L’hyper sexualisation des médias, je trouve ça ennuyant. Un article de rue89 sur le polyamour y a quelques mois a fait 1000 visites sur le site. Bon, très bien, mais même TF1 m’a envoyé un message à l’époque pour me demander des témoignages. Et l’on sait très bien que cela va être récupéré à la sauce médiatique, avec les annonceurs qui se frottent les mains. « Je baise ma femme et mon amante et j’en suis fier » ou j’ai plusieurs femmes et je les assume toutes » ou « je m’envoie en l’air avec tout le monde ». Il y a tout le temps cette espèce de récupération dans l’idée d’amener de l’audimat.
On sait très bien que le sexe est accepté, soi-disant complètement intégré, libéré, moi je n’y crois pas.

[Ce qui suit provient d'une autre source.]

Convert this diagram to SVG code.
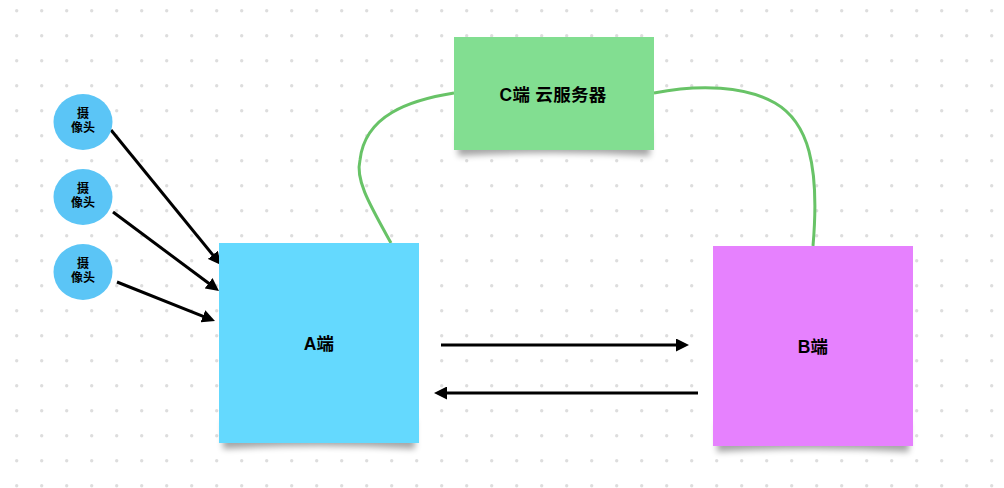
<svg xmlns="http://www.w3.org/2000/svg" width="1004" height="488" viewBox="0 0 1004 488">
<defs>
<pattern id="dots" width="25" height="25" patternUnits="userSpaceOnUse">
<circle cx="16.7" cy="10.7" r="1.7" fill="#dddddd"/>
</pattern>
<filter id="blur" x="-20%" y="-50%" width="140%" height="200%">
<feGaussianBlur stdDeviation="3"/>
</filter>
<marker id="arrow" viewBox="0 0 13 13" markerWidth="13" markerHeight="13" refX="3" refY="6.5" orient="auto" markerUnits="userSpaceOnUse">
<path d="M0,0 L13,6.5 L0,13 Z" fill="#000"/>
</marker>
<style>
.lbl{font-family:"Liberation Sans","Noto Sans CJK SC",sans-serif;font-weight:bold;fill:#000;text-anchor:middle}
.big{font-size:17.5px;letter-spacing:0.3px}
.small{font-size:12px}
.shadow{fill:#000;opacity:0.35;filter:url(#blur)}
.arr{fill:none;stroke:#000;stroke-width:3;marker-end:url(#arrow)}
.link{fill:none;stroke:#68c367;stroke-width:3}
.cam{fill:#5bc5f6}
</style>
</defs>
<rect width="1004" height="488" fill="#ffffff"/>
<rect width="1004" height="488" fill="url(#dots)"/>

<g id="connectors">
<path class="link" d="M391,243 C370,205 355,180 360,160 C365,115 410,100 454,93"/>
<path class="link" d="M654,93 C700,84 745,86 775,103 C808,122 820,165 813,246"/>
<path class="arr" d="M111,130 L214.7,257.2"/>
<path class="arr" d="M113,212 L211,285"/>
<path class="arr" d="M117,282 L205.7,317.3"/>
<path class="arr" d="M441,345 L679,345"/>
<path class="arr" d="M698,393 L444,393"/>
</g>

<g id="nodeC">
<path class="shadow" d="M458,130 H650 V156 Q554,150 458,156 Z"/>
<rect x="454" y="37" width="200" height="113" fill="#82de91"/>
<text class="lbl big" x="553" y="101">C端 云服务器</text>
</g>

<g id="nodeA">
<path class="shadow" d="M223,420 H415 V449 Q319,443 223,449 Z"/>
<rect x="219" y="243" width="200" height="200" fill="#64d9fe"/>
<text class="lbl big" x="319" y="350">A端</text>
</g>

<g id="nodeB">
<path class="shadow" d="M717,423 H909 V452 Q813,446 717,452 Z"/>
<rect x="713" y="246" width="200" height="200" fill="#e681fe"/>
<text class="lbl big" x="813" y="353">B端</text>
</g>

<g id="cam1">
<ellipse class="cam" cx="83" cy="122" rx="29.5" ry="28"/>
<text class="lbl small" x="83" y="118">摄</text>
<text class="lbl small" x="83" y="131.5">像头</text>
</g>
<g id="cam2">
<ellipse class="cam" cx="83" cy="197" rx="29.5" ry="28"/>
<text class="lbl small" x="83" y="193">摄</text>
<text class="lbl small" x="83" y="206.5">像头</text>
</g>
<g id="cam3">
<ellipse class="cam" cx="83" cy="272" rx="29.5" ry="28"/>
<text class="lbl small" x="83" y="268">摄</text>
<text class="lbl small" x="83" y="281.5">像头</text>
</g>
</svg>
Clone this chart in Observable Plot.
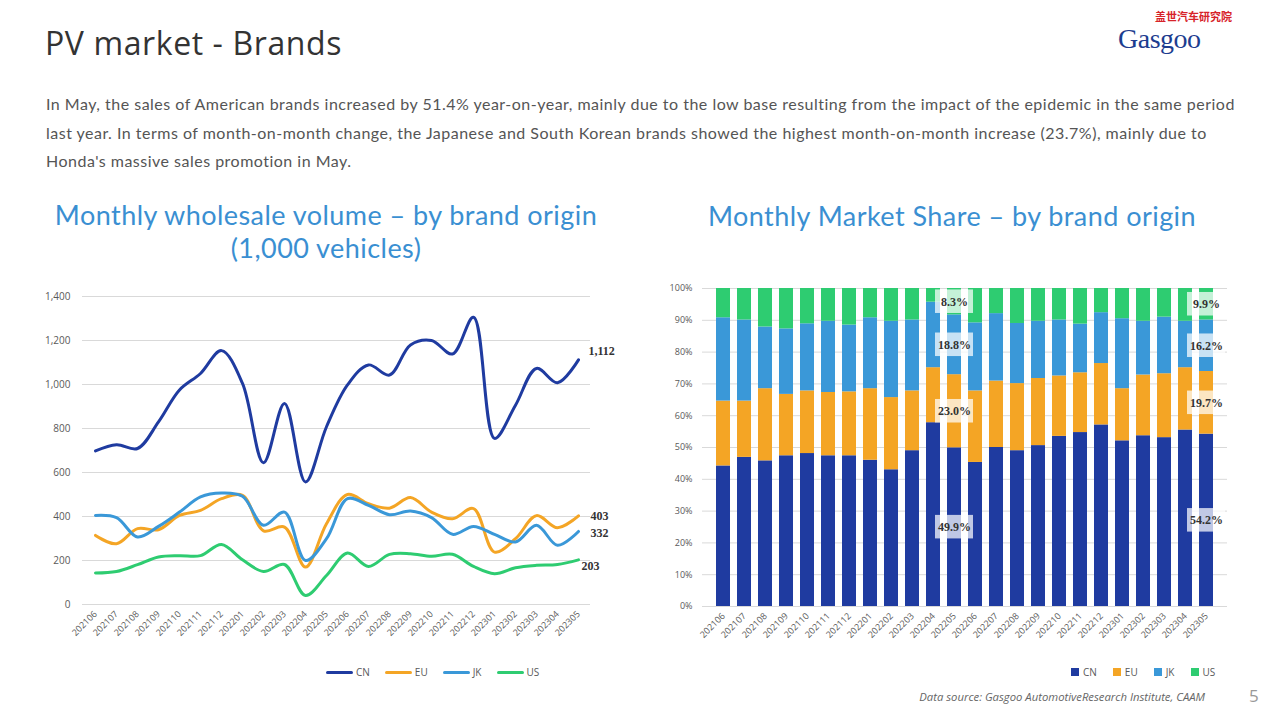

On ne fait la promotion du sexe que dans un rapport commercial. Il faut quelque chose à vendre à la clé, que les publicitaires s’enrichissent. Et quand on dit aux gens, il y a du plaisir à la clé et c’est gratuit, ça n’intéresse pas les médias. Ça cadenasse toute idée de débat démocratique et c’est bien pour ça qu’internet me parait beaucoup plus riche, ouvert, horizontal. C’est pour moi le média alternatif, même s’il est aussi envahi par les médias plus traditionnels. Il faut s’emparer de ces nouveaux outils. J’ai fait du journal télévisé en tant que monteur, j’ai été réalisateur de films sociaux, d’émissions de radio et je connais bien les médias, en tout cas l’audiovisuel. Je suis assez fâché avec eux, même si ils m’ont fait vivre et m’ont appris un métier, donné des outils… Il est temps d’éteindre les télévisions, et pour moi la bande FM est saturée de jeux imbéciles, et d’informations choc qui ne font que diaboliser les choses, faire peur aux gens. Ce sont les clés du pouvoir.
Le média dans le sens plus noble reste peut-être l’écriture. Je crois aussi beaucoup à la radio, j’écoute Radio Libertaire, France Culture, Radio Blagon, la Radio Suisse Romande, les webradio. Il y a aussi Dogmazic et jamendo qui sont des plateformes d’échange libre de musique, avec une licence libre, le copyleft qui est le pendant du copyright et qui est dans une idée de partage, donc on va dire qu’on est dans le polyamour musical, où un artiste peut prendre le risque de mettre à disposition sa création pour le simple plaisir du partage. On est dans l’idée du troubadour qui va chanter sa chansonnette pour le bonheur de la création, qui n’est pas dans une attente de rentabilité. Est ce qu’un artiste peut vivre de son oeuvre, oui peut-être, mais il peut aussi très bien ne pas en vivre. Vive l’amour en Copyleft ! Ce sera pour moi le mot de la fin.